## What is needed
Can you set down, exactly as they appear below, the lines from the opening of the material through the one bearing "import plotly.graph_objects as go", minus the pictures?

## Data lines
►

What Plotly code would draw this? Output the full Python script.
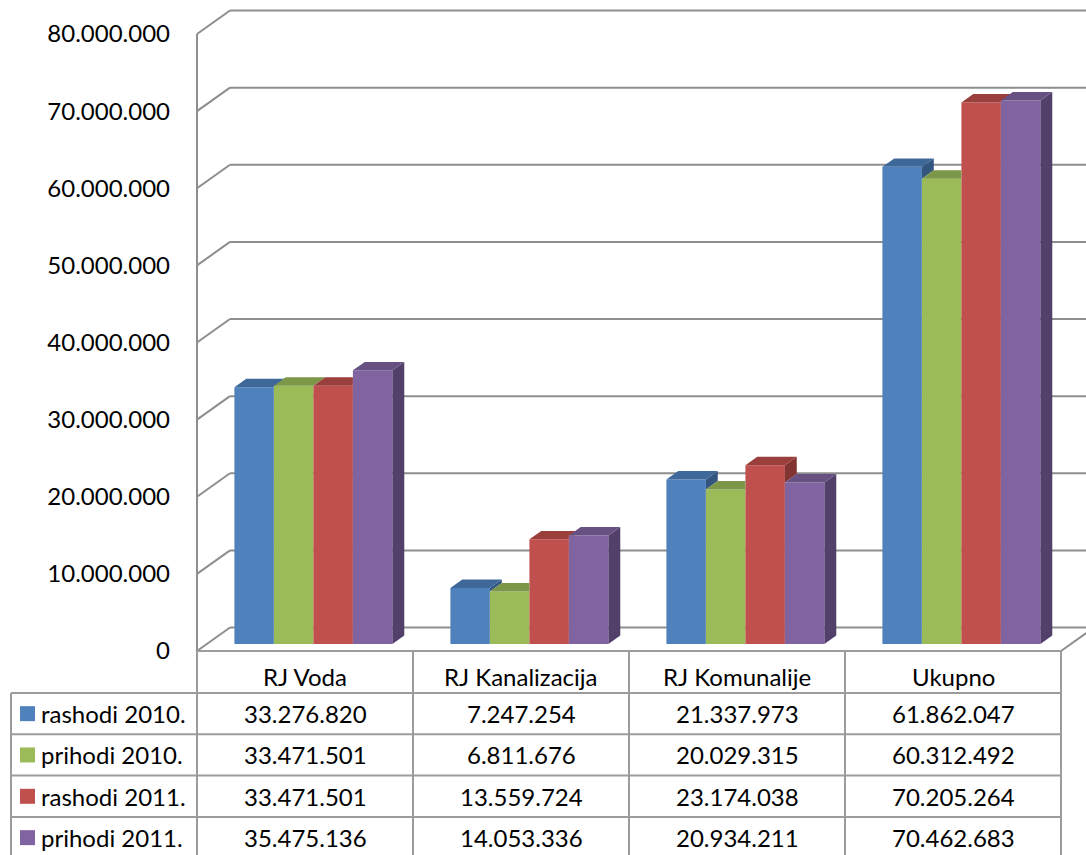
import plotly.graph_objects as go

# ---------------- data ----------------
categories = ["RJ Voda", "RJ Kanalizacija", "RJ Komunalije", "Ukupno"]
series_names = ["rashodi 2010.", "prihodi 2010.", "rashodi 2011.", "prihodi 2011."]
rashodi_2010 = [33276820, 7247254, 21337973, 61862047]
prihodi_2010 = [33471501, 6811676, 20029315, 60312492]
rashodi_2011 = [33471501, 13559724, 23174038, 70205264]
prihodi_2011 = [35475136, 14053336, 20934211, 70462683]
y_ticks = [0, 10000000, 20000000, 30000000, 40000000, 50000000, 60000000, 70000000, 80000000]

series_values = [rashodi_2010, prihodi_2010, rashodi_2011, prihodi_2011]

# ---------------- styles ----------------
front_colors = ["#4F81BD", "#9BBB59", "#C0504D", "#8064A2"]
top_colors = ["#3E6899", "#7C9747", "#9B3F3C", "#665182"]
side_colors = ["#33567F", "#66803B", "#813432", "#52406B"]
GRID = "#8E8E8E"
TABLE_LINE = "#9C9C9C"
FONT = "Lato"
FS = 24

# ---------------- geometry (pixel layout -> axis units) ----------------
W, H = 1086, 855
LEFT_PX = 197        # front-left edge of the chart floor
COL_PX = 216         # width of one category column
FLOOR_PX = 651       # front floor edge
K = 617 / 80e6       # pixels per value unit


def px_x(px):
    return -0.5 + (px - LEFT_PX) / COL_PX


def px_y(py):
    return (FLOOR_PX - py) / K


DX = 33 / COL_PX      # full depth, x
DY = 23.5 / K         # full depth, y
F0, F1 = 0.30, 0.66   # bar depth from front
BASE = F0 * DY
ddx = (F1 - F0) * DX
ddy = (F1 - F0) * DY
BW = 39.5 / COL_PX
GROUP_LEFT = -0.5 + 27.5 / COL_PX + F0 * DX

fig = go.Figure()

# front faces
xs = list(range(len(categories)))
for j, (name, vals) in enumerate(zip(series_names, series_values)):
    fig.add_trace(go.Bar(
        x=xs, y=vals, base=BASE, width=BW, offset=GROUP_LEFT + j * BW,
        marker=dict(color=front_colors[j], line=dict(width=0)),
        name=name, showlegend=False, hoverinfo="skip",
    ))

# top and side faces
for j, vals in enumerate(series_values):
    tx, ty, sx, sy = [], [], [], []
    for i, v in enumerate(vals):
        x0 = i + GROUP_LEFT + j * BW
        x1 = x0 + BW
        yt = BASE + v
        nxt = series_values[j + 1][i] if j < 3 else None
        if nxt is None or nxt <= v:
            pts = [(x0, yt), (x1, yt), (x1 + ddx, yt + ddy), (x0 + ddx, yt + ddy)]
        else:
            cc = min(BASE + nxt, yt + ddy)
            xc = x1 + ddx * (cc - yt) / ddy
            pts = [(x0, yt), (x1, yt), (x1, cc), (xc, cc), (x1 + ddx, yt + ddy), (x0 + ddx, yt + ddy)]
        for p in pts + [pts[0]]:
            tx.append(p[0]); ty.append(p[1])
        tx.append(None); ty.append(None)
        if nxt is None or nxt < v:
            lo = BASE if nxt is None else BASE + nxt
            spts = [(x1, lo), (x1 + ddx, lo + ddy), (x1 + ddx, yt + ddy), (x1, yt)]
            for p in spts + [spts[0]]:
                sx.append(p[0]); sy.append(p[1])
            sx.append(None); sy.append(None)
    fig.add_trace(go.Scatter(x=sx, y=sy, mode="lines", fill="toself",
                             fillcolor=side_colors[j], line=dict(width=0),
                             showlegend=False, hoverinfo="skip"))
    fig.add_trace(go.Scatter(x=tx, y=ty, mode="lines", fill="toself",
                             fillcolor=top_colors[j], line=dict(width=0),
                             showlegend=False, hoverinfo="skip"))

shapes = []
x_left = -0.5
x_far = px_x(W + 40)
# back wall gridlines + left wall obliques
for v in y_ticks:
    shapes.append(dict(type="line", xref="x", yref="y", x0=x_left, y0=v, x1=x_left + DX, y1=v + DY,
                       line=dict(color=GRID, width=2), layer="below"))
    shapes.append(dict(type="line", xref="x", yref="y", x0=x_left + DX, y0=v + DY, x1=x_far, y1=v + DY,
                       line=dict(color=GRID, width=2), layer="below"))
# left wall front edge
shapes.append(dict(type="line", xref="x", yref="y", x0=x_left, y0=0, x1=x_left, y1=y_ticks[-1],
                   line=dict(color=GRID, width=2), layer="below"))
# floor right edge
n = len(categories)
shapes.append(dict(type="line", xref="x", yref="y", x0=n - 0.5, y0=0, x1=n - 0.5 + DX, y1=DY,
                   line=dict(color=GRID, width=2), layer="below"))

# ---------------- data table ----------------
ROW_PX = [651, 693, 734.3, 775.6, 817, 858.3]
LEG_LEFT_PX = 11
for r, py in enumerate(ROW_PX):
    xa = x_left if r == 0 else px_x(LEG_LEFT_PX)
    shapes.append(dict(type="line", xref="x", yref="y", x0=xa, y0=px_y(py), x1=n - 0.5, y1=px_y(py),
                       line=dict(color=TABLE_LINE, width=2)))
for c in range(n + 1):
    shapes.append(dict(type="line", xref="x", yref="y", x0=c - 0.5, y0=px_y(651), x1=c - 0.5, y1=px_y(H + 10),
                       line=dict(color=TABLE_LINE, width=2)))
shapes.append(dict(type="line", xref="x", yref="y", x0=px_x(LEG_LEFT_PX), y0=px_y(693),
                   x1=px_x(LEG_LEFT_PX), y1=px_y(H + 10), line=dict(color=TABLE_LINE, width=2)))

annotations = []
for i, cat in enumerate(categories):
    annotations.append(dict(x=i, y=px_y(676), xref="x", yref="y", text=cat, showarrow=False,
                            font=dict(family=FONT, size=FS, color="black"), xanchor="center", yanchor="middle"))
for j, vals in enumerate(series_values):
    yc = px_y((ROW_PX[j + 1] + ROW_PX[j + 2]) / 2)
    for i, v in enumerate(vals):
        annotations.append(dict(x=i, y=yc, xref="x", yref="y", text=f"{v:,}".replace(",", "."),
                                showarrow=False, font=dict(family=FONT, size=FS, color="black"),
                                xanchor="center", yanchor="middle"))
    annotations.append(dict(x=px_x(39), y=yc, xref="x", yref="y", text=series_names[j],
                            showarrow=False, font=dict(family=FONT, size=FS, color="black"),
                            xanchor="left", yanchor="middle"))

leg_y = [px_y((ROW_PX[j + 1] + ROW_PX[j + 2]) / 2) for j in range(4)]
fig.add_trace(go.Scatter(x=[px_x(27.5)] * 4, y=leg_y, mode="markers",
                         marker=dict(symbol="square", size=15, color=front_colors, line=dict(width=0)),
                         showlegend=False, hoverinfo="skip"))

fig.update_layout(
    width=W, height=H,
    margin=dict(l=0, r=0, t=0, b=0),
    paper_bgcolor="white", plot_bgcolor="white",
    separators=",.",
    barmode="overlay",
    showlegend=False,
    shapes=shapes,
    annotations=annotations,
    xaxis=dict(range=[px_x(0), px_x(W)], visible=False, fixedrange=True),
    yaxis=dict(range=[px_y(H), px_y(0)], anchor="free", position=LEFT_PX / W,
               tickvals=y_ticks, tickformat=",d", showgrid=False, zeroline=False,
               showline=False, ticks="", ticklabelstandoff=27,
               tickfont=dict(family=FONT, size=FS, color="black"), fixedrange=True),
)

fig.write_html("out.html", config={"displayModeBar": False},
               post_script="document.body.style.margin='0';document.body.style.overflow='hidden';")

◄

## Answer to this task
What Plotly code would draw this? Output the full Python script.
import plotly.graph_objects as go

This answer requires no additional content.